- Court: Supreme Court of New Zealand
- Citation: [2007] NZSC 102; [2008] 2 NZLR 37; (2007) 23 CRNZ 710
- Transcript: http://www.nzlii.org/cgi-bin/sinodisp/nz/cases/NZSC/2007/102.html

= Owen v R =

New Zealand Supreme Court judgment

Kurt John Owen v The Queen [2007] NZSC 102 is a decision of the Supreme Court of New Zealand handed down on 11 December 2007. It concerned the grounds for appeal in section 385(1)(a) of the Crimes Act 1961.

==Composition of the Court==
Chief Justice Sian Elias, and Justices Peter Blanchard, Andrew Tipping, John McGrath and Noel Anderson. The judgment was unanimous. Tipping read the court's decision.

==Legislation==
The Crimes Act gave a right to appeal to the Court of Appeal or the Supreme Court where "That the verdict of the jury should be set aside on the ground that it is unreasonable or cannot be supported having regard to the evidence".

The appellant who had been convicted of sexual violation, appealed to the Court of Appeal who found against him. Mr Owen then appealed to the Supreme Court on the basis that the Court of Appeal had blurred the lines between two distinct grounds for appeal in the section.

==Decision==

Leave was given by the court chiefly as passages in the Court of Appeal's judgment indicated that a verdict could only be unreasonable where it could not be supported on the evidence.

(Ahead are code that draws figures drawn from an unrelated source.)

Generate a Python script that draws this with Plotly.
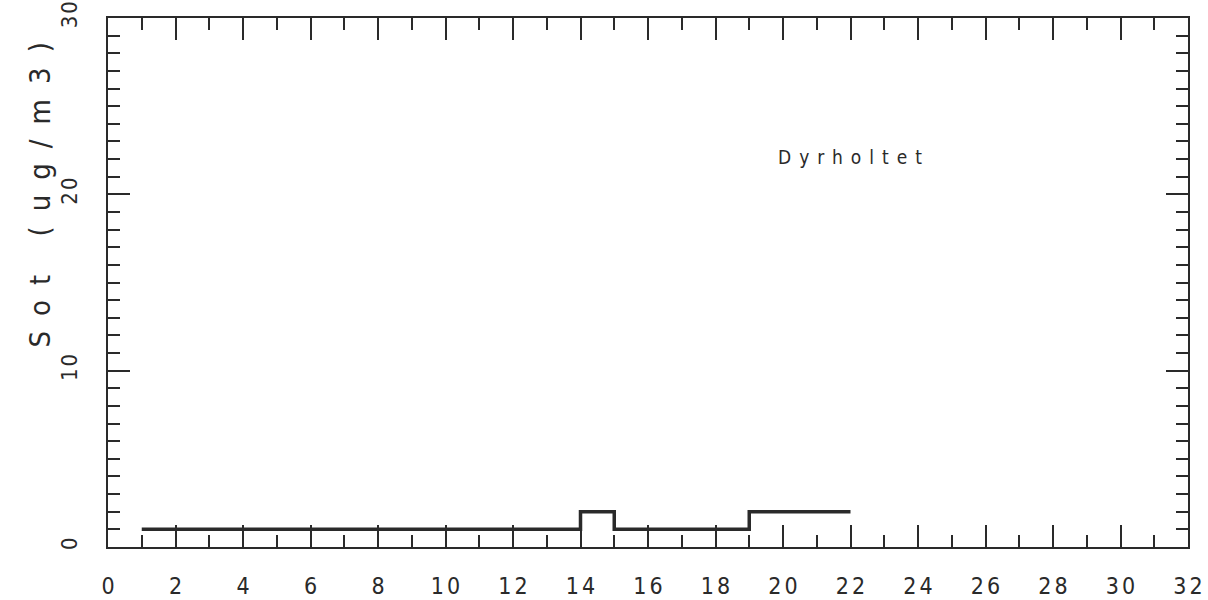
import plotly.graph_objects as go

# Data
day = [1, 14, 15, 19, 22]
sot = [1, 2, 1, 2, 2]
x_tickvals = list(range(0, 33, 2))
x_ticktext = [str(v) for v in x_tickvals]
y_tickvals = [0, 10, 20, 30]
y_ticktext = [str(v) for v in y_tickvals]
station = "Dyrholtet"
y_title = "Sot (ug/m3)"

INK = "#2a2a2a"
FONT = "Liberation Sans Narrow, DejaVu Sans Condensed, Arial Narrow, sans-serif"

fig = go.Figure()
fig.add_trace(go.Scatter(
    x=day, y=sot, mode="lines", line=dict(shape="hv", color=INK, width=3.5),
    showlegend=False, hoverinfo="skip"))

axis_common = dict(
    showgrid=False, zeroline=False, showline=True, linecolor=INK, linewidth=2,
    mirror="ticks", ticks="inside", tickcolor=INK, tickwidth=2, automargin=False,
)

fig.update_xaxes(
    range=[0, 32], tickvals=x_tickvals, ticktext=x_ticktext, ticklen=22,
    minor=dict(dtick=1, tick0=0, ticklen=12, ticks="inside", tickcolor=INK, tickwidth=2, showgrid=False),
    tickfont=dict(family=FONT, size=23, color=INK), ticklabelstandoff=17,
    **axis_common)
fig.update_yaxes(
    range=[0, 30], tickvals=y_tickvals, ticktext=y_ticktext, ticklen=22,
    minor=dict(dtick=1, tick0=0, ticklen=12, ticks="inside", tickcolor=INK, tickwidth=2, showgrid=False),
    tickfont=dict(family=FONT, size=22, color=INK), tickangle=-90, ticklabelstandoff=20,
    **axis_common)

PW, PH = 1080, 529
fig.add_annotation(x=22.1, y=22.1, xref="x", yref="y", text=station, showarrow=False,
                   font=dict(family=FONT, size=19, color=INK))
fig.add_annotation(x=(40 - 108) / PW, y=(547 - 188) / PH, xref="paper", yref="paper",
                   text=y_title, showarrow=False, textangle=-90,
                   xanchor="center", yanchor="middle",
                   font=dict(family=FONT, size=29, color=INK))

fig.update_layout(
    width=1208, height=600, margin=dict(l=108, r=20, t=18, b=53, autoexpand=False),
    paper_bgcolor="white", plot_bgcolor="white",
)

post = """
document.body.style.margin = '0';
document.body.style.padding = '0';
function spaceText(sel, sp){
  document.querySelectorAll(sel).forEach(function(t){
    t.style.letterSpacing = sp + 'px';
    var dx = parseFloat(t.getAttribute('dx')||0);
    t.setAttribute('dx', dx + sp/2);
  });
}
spaceText('.xtick text', 3);
spaceText('.ytick text', 2);
var ann = document.querySelectorAll('.annotation-text');
if (ann.length > 0) { ann[0].style.letterSpacing='8px'; }
if (ann.length > 1) { ann[1].style.letterSpacing='15px'; }
"""
fig.write_html("out.html", post_script=post, config={"displayModeBar": False})
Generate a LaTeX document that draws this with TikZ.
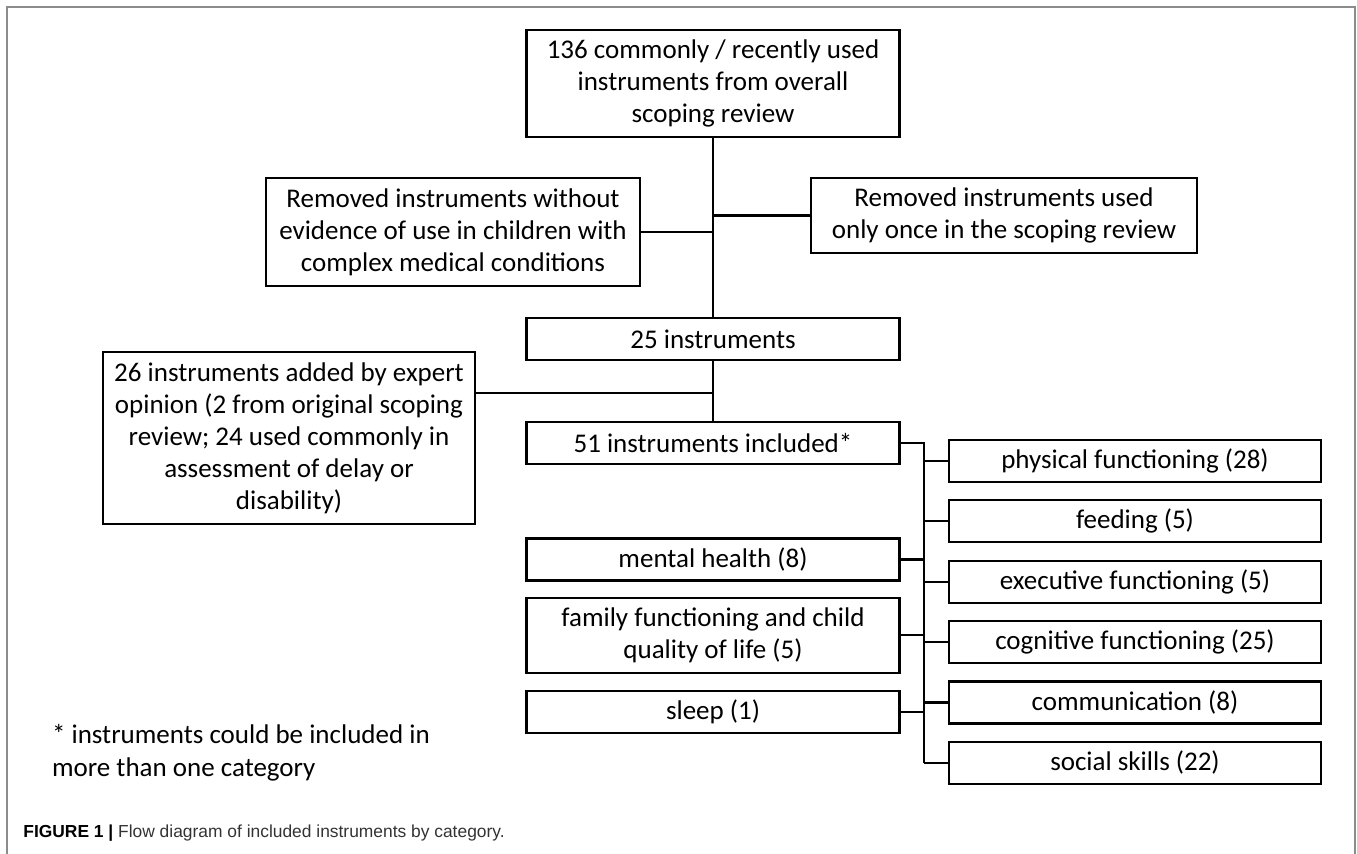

The distinction between the grounds was based on the historic difference between an appeal based on fact (here unreasonability) and one based on law (unsupported). The former had not been permissible until the legislative ancestor to the Crimes Act gave that right. Although conceptually an unreasonable verdict would out of necessity also include a verdict that was unsupportable, from the start the legislation had maintained this tautologous distinction. Courts had followed the letter of the law in maintaining the grounds as distinct, albeit with some overlap. The Supreme Court found that it was time to cease the support of the distinction and that henceforth the touchstone for an appeal under this section would be unreasonableness.

The court accepted the Court of Appeal's definition of unreasonableness in R v Munroe; "A verdict will be deemed unreasonable where it is a verdict that, having regard to all the evidence, no jury could reasonably have reached to the standard of beyond reasonable doubt", with the minor alteration of expunging the word "deemed" as it indicated that a court might find a verdict unreasonable when it was not in fact. Applying this standard to the facts of Mr Owen's case the court found that the verdict which the jury had come to was in light of the evidence not unreasonable.